(Invited) Understanding Oxygen Transport in Polymer Electrolyte Membrane Water Electrolyzers Using X-Ray Computed Tomography

Abstract

This study aims to understand the fundamental processes that affect catalyst utilization and gas transport through the porous media in polymer electrolyte water electrolyzers (PEWEs) to optimize porous transport layers (PTLs) and flow-fields. We designed a novel operando x-ray computed tomography (CT) cell that can resolve oxygen transport along a 10 cm x 1 cm membrane electrode assembly (MEA) active area. The flow field with two straight channels was designed for this operando cell. X-ray CT with the field of view (FOV) of about 3 mm x 2 mm and resolution of 0.7 um allowed visualizing MEA and flow channels of operando PEWEs.
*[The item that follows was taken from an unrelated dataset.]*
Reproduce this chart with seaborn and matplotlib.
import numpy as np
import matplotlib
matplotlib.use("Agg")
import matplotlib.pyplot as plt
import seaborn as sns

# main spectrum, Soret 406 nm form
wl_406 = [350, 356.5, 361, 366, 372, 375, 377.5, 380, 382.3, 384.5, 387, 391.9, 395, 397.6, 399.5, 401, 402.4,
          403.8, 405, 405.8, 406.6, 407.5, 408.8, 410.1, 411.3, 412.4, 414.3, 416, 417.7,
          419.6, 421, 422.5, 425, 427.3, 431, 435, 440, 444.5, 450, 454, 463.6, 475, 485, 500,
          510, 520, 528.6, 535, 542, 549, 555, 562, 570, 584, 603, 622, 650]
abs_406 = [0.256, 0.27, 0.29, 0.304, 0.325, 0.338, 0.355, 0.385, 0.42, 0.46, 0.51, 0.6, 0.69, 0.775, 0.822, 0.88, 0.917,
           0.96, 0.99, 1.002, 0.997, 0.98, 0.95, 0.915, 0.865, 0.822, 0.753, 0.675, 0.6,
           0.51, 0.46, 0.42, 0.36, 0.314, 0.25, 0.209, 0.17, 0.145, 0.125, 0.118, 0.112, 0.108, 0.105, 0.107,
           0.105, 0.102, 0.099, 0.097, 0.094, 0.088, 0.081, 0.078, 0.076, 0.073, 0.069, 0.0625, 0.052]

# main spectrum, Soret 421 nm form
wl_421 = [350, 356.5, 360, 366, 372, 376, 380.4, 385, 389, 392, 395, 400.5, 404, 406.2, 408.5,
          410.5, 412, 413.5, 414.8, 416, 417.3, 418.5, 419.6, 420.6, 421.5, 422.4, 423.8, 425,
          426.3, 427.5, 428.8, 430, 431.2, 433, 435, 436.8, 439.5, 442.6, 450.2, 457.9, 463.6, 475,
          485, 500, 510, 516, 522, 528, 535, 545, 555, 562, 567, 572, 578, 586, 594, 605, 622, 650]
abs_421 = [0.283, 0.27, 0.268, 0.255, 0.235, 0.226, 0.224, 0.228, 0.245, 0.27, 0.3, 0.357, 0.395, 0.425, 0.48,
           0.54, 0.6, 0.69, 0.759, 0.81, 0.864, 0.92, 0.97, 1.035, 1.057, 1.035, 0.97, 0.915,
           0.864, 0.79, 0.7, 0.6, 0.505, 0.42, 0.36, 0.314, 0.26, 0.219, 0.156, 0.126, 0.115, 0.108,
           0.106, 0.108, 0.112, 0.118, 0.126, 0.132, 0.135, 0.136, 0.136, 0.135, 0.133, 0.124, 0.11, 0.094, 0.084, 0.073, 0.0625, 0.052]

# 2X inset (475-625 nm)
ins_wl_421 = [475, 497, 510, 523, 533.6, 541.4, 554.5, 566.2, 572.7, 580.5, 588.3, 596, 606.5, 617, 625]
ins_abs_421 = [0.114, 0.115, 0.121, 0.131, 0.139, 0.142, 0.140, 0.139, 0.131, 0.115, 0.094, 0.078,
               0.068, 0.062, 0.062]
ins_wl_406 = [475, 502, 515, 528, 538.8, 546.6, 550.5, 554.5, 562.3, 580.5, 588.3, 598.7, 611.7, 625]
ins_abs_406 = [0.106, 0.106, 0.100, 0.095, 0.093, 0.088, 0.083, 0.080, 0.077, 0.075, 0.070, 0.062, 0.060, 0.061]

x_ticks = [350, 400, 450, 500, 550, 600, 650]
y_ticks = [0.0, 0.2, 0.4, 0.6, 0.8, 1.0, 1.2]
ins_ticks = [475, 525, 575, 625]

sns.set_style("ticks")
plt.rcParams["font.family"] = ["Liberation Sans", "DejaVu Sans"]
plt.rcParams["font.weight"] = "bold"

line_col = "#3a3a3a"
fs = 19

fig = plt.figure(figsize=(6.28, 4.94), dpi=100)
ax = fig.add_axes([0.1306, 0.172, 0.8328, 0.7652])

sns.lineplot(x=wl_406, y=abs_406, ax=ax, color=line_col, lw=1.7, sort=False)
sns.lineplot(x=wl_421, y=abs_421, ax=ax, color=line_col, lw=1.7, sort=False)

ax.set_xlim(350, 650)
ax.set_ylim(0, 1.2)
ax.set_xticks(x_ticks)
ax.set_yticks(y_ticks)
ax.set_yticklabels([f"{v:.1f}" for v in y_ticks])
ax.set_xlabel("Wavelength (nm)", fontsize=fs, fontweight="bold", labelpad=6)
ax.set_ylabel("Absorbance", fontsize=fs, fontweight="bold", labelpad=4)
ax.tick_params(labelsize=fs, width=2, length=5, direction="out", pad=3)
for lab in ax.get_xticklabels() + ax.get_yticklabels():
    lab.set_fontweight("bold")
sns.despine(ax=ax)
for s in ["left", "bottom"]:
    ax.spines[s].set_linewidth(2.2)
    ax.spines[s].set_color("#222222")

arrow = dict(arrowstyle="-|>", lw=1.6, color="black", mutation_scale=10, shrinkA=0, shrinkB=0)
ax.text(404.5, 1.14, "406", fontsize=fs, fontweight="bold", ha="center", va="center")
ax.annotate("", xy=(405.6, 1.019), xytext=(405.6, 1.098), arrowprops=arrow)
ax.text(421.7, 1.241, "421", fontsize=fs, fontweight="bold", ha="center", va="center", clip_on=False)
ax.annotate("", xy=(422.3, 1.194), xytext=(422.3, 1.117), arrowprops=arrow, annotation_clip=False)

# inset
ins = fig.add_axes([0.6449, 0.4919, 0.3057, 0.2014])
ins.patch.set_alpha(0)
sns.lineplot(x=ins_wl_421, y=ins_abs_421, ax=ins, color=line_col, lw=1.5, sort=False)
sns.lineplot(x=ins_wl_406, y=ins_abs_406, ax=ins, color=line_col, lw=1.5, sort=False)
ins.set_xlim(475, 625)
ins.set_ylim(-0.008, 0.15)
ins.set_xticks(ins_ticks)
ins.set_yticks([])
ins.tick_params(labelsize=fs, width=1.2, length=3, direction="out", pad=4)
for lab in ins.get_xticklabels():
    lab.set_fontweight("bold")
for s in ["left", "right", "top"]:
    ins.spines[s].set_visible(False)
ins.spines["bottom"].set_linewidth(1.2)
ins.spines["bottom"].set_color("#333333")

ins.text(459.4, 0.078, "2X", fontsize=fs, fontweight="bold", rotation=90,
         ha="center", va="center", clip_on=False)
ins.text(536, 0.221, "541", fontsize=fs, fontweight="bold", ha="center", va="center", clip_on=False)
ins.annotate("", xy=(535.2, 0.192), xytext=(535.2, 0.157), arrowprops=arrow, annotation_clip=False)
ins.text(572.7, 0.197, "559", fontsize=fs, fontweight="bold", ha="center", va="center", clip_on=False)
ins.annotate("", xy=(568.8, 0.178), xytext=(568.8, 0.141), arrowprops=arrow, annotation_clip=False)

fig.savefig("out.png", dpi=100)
The cell features three observation windows that are transparent to x-rays. These are located near the inlet, in the middle of the flow-channels and at the outlet. In addition, thermocouples are embedded in various locations in the cell to measure temperature profiles of the cell. Oxygen content in the flow-channels was observed for various current densities using 2D radiography technique, with 5 ms time resolution step size. The cell morphology and steady-state oxygen distribution in the PTL were observed using stained water (stained with NaI). The results show significant oxygen enrichment in the channels near the outlet, as well as higher oxygen presence in the PTLs near the outlet. This new cell design can enable simultaneous heat and mass transport measurements along the flow channels. Inlet-outlet variations in oxygen content at scale of 10 cm is of relevant to single cell testing in the laboratory.